#HTE

It’ s Great That Politicians Are Talking About Taxing College Endowments Again

Every so often, politicians around the country like to bat around the notion of taxing large college endowments, or at least forcing schools to spend more of their money on things like financial aid. It’s a good idea, and it’s currently back in season.  

In Connecticut, where the government is facing a sizable budget deficit, legislators have introduced a bill that would tax Yale’s $25.6 billion endowment, America’s second largest university nest egg behind only Harvard’s. Technically the legislation would apply to any college in the state with a endowment larger than $10 billion—but that list starts and ends with the pride of New Haven, which of course opposes the bill.1

Over in the nation’s capital, meanwhile, members of the House Ways and Means Committee and Senate Finance Committee have sent letters to the 56 private colleges with endowments larger than $1 billion, asking for more information about their investments and spending on things like financial aid. Rep. Tom Reed, a Republican from New York, has already floated a draft bill that would require wealthy schools to spend a quarter of their endowments on financial aid, or give up their tax exempt status.

This is all fairly familiar territory. Back in early 2008, before the financial crisis totaled the markets and gave everybody more pressing issues to worry about, the Senate Finance Committee queried 136 well-endowed schools about their finances. Around the same time, lawmakers in Massachusetts also debated taxing colleges with endowments larger than $1 billion. But ultimately the Ivy League escaped with their tax privileges unscathed. Given higher education’s lobbying power, it’s hard to imagine much will be different now; there are colleges in every congressional district, no politician likes picking a fight with a major employer back home. Even a proposal aimed exclusively at rich schools would probably encounter resistance from elsewhere in the higher-ed world, which wouldn’t want to see a slippery precedent set for politicians meddling with their endowments.

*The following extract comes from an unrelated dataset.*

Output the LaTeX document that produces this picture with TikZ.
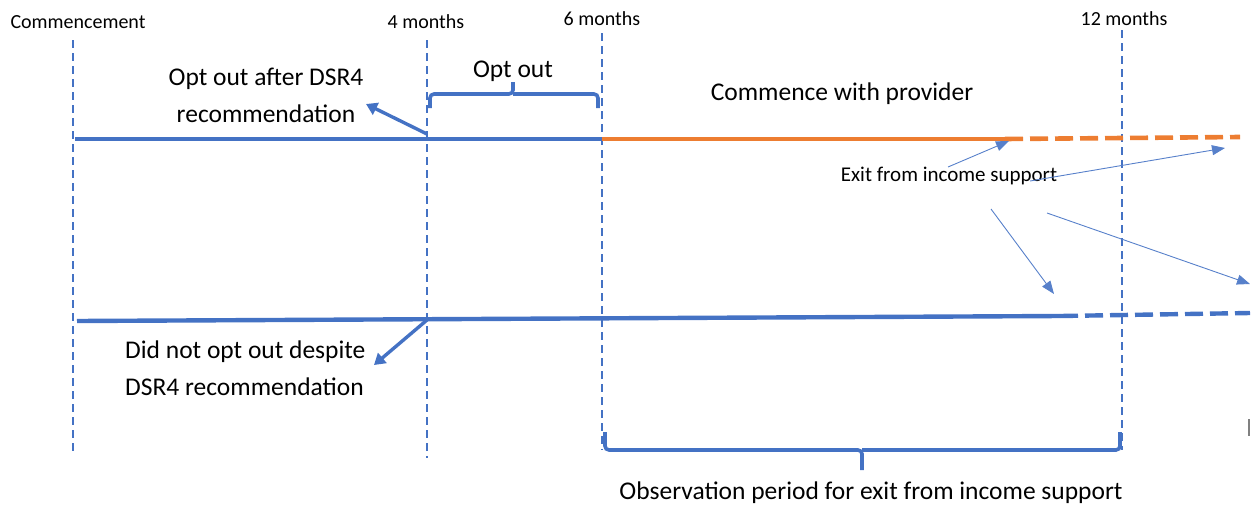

Still, it’s good to see these ideas being discussed again. As I wrote in a longish piece last year, America’s richest colleges and universities have stockpiled enormous fortunes with the help of their nonprofit, tax-exempt status. The subsidies they receive through the IRS code can be shockingly large, amounting to tens of thousands of dollars per student, by one recent estimate—far more than the typical state school gets in direct government funding. And given how many cash-strapped public institutions are basically begging for resources these days, it’s not clear why the government should be helping Harvard and Yale stack their bank accounts a bit higher when it could instead be funneling assistance to deeply under-funded community colleges.  

The specific proposals on the table aren’t exactly perfect. Forcing rich colleges to spend more endowment money on their own students seems less than ideal, given that their undergrads are already fairly well off and often receive generous aid. It could also just encourage them to shuffle around their accounting, by cutting spending that would have been funded by tuition revenue. And any attempt by a single state to tax a university like Yale is probably just going to end in new creative tax-avoidance strategies. But if politicians are starting to conclude that endowments at Harvard, Yale, Stanford, and the like aren’t off limits, well, that’s progress.

Update, March 25, 2016, 5:55 p.m.: I should probably note that this seems to be a really, really badly designed bill. It would tax the annual increase in Yale’s endowment, minus its “total expenditures for its tax exempt purposes,” which, as far as I understand, basically means the school could deduct all of its operating expenses (there’s also an allowance for inflation in there). This is theoretically meant to give Yale an option: It can either “expand access to education and create innovative jobs” by spending down more of its money pile, or “share a small percentage of their retained earnings with the state’s taxpayers.” However, the legislators seem to have neglected the fact that Yale already spends more each your than it adds to its endowment (after all, they have to do something with all their tuition revenue). From 2014 to 2015, for instance, its operating expenses amounted to $3.2 billion. Its endowment only grew by $1.68 billion. So, unless I’ve totally misread something, it doesn’t look like the bill, as written, would do much of anything.